Generative AI Solution for Real-Time Inferencing Powered by NVIDIA AI Enterprise

Kinetica, the leader in real-time GPU-accelerated analytics, today announced at NVIDIA GTC a generative AI solution for enterprise customers that showcases the next step in the evolution of retrieval-augmented generation (RAG).

Generative AI applications utilize RAG to access and integrate up-to-date information from external knowledge bases, ensuring responses go beyond a large language model's (LLM) original training data. However, the prevalent methods of enriching context (through vector similarity searches) are inadequate for quantitative data, as they are designed primarily to understand textual content. Moreover, most (if not all) solutions face a significant amount of lag due to reindexing requirements before new data is available for a similarity search. As a result, these solutions cannot effectively support use cases that need to interface with real-time operational data.

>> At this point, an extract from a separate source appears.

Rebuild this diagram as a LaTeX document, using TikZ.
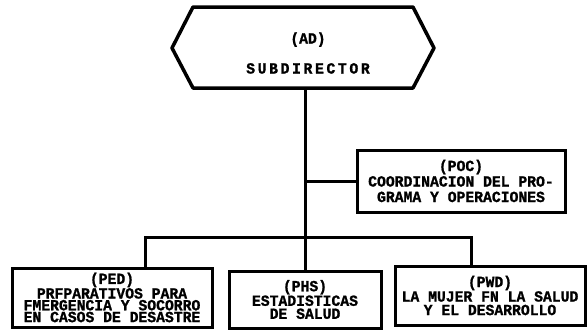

Kinetica's solution — powered by the NVIDIA NeMo, part of the NVIDIA AI Enterprise software platform, and NVIDIA accelerated computing infrastructure — addresses all of these concerns. It is founded on two critical components: low-latency vector search (leveraging NVIDIA RAPIDS RAFT technology) and the ability to perform real-time, complex data queries. This powerful combination enables enterprises to instantly enrich their generative AI applications with domain-specific analytical insights, derived directly from the latest operational data.

But Kinetica goes further. To truly understand data, AI needs context about the structure, relationships and meaning of tables and columns in an enterprise's data. Kinetica has built native database objects that allow users to define this semantic context for enterprise data. An LLM can use these objects to grasp the referential context it needs to interact with a database in a context-aware manner.

"Kinetica's real-time RAG solution, powered by NVIDIA NeMo Retriever microservices, seamlessly integrates LLMs with real-time streaming data insights, overcoming the limitations of traditional approaches," said Nima Negahban, Cofounder and CEO, Kinetica. "This innovation helps enterprise clients and analysts gain business insights from operational data, like network data in telcos, using just plain English. All they have to do is ask questions, and we handle the rest."

All the features in Kinetica's generative AI solution are exposed to developers via a relational SQL API and LangChain plugins. This means that developers building applications can harness all the enterprise-grade features that come with a relational database. This includes control over who can access the data (Role-Based Access Control), reduce data movement from existing data lakes and warehouses (query federation that allows push-down to existing data sources), and preservation of existing relational schemas.

"Data is the foundation of AI, and enterprises everywhere are eager to connect theirs to generative AI applications," said Ronnie Vasishta, Senior Vice President of Telecom, NVIDIA. "Kinetica uses the NVIDIA AI Enterprise software platform and accelerated computing infrastructure to infuse real-time data into LLMs, helping customers transform their productivity with generative AI."

How it works

Kinetica's real-time generative AI solution removes the requirement for reindexing vectors before they are available for query. Additionally, it can ingest vector embeddings 5X faster than the previous market leader, based on the popular VectorDBBench benchmark. Taken together, this provides best-in-class performance for vector similarity searches that can support real-time use cases.

User-facing applications need to be responsive. The last thing users want when they are using a chat application is an endless spinning wheel. By executing analytical functions on large volumes of data in real time, Kinetica's solution provides the data runtime for generative AI applications that keeps the conversation flowing.

Under the hood, Kinetica uses NVIDIA CUDA Toolkit to build vectorized database kernels that can harness the massive parallelism offered by NVIDIA GPUs. Kinetica has built a vast corpus of analytical functions that are fully vectorized that cover fundamental operations such as filtering, joining, and aggregating data that is commonly seen in most analytical databases, as well as specialized functions tailored for spatial, time-series, and graph-based analytics.

Use cases

This analytical breadth across different domains is particularly handy for domain-specific generative AI applications. For instance, in telcos, Kinetica's generative AI solution can be used to explore and analyze pcap traces in real-time. This requires extensive use of complex spatial joins and aggregations and time-series operations.

Currently, network engineers use tools like Wireshark and others to troubleshoot problems in the network. Although these tools are very good, they do require a certain level of protocol expertise in order to be effective. With this real-time RAG solution, network engineers can ingest the network traffic and use generative AI to ask questions of the data in plain English.

Another implementation of this solution uses two data inputs: a stream of L2/L3 radio telemetry data and a vector table that stores telecom-specific rules and definitions, along with their embeddings. A domain-specific telco LLM that is trained on telecom data samples and schema is integrated with NVIDIA NeMo to create a chatbot application. The telco LLM converts user questions into a query that is executed in real time. The results of the query, along with any relevant business rules or definitions, are sent to NeMo, which then translates these results into a human-friendly response.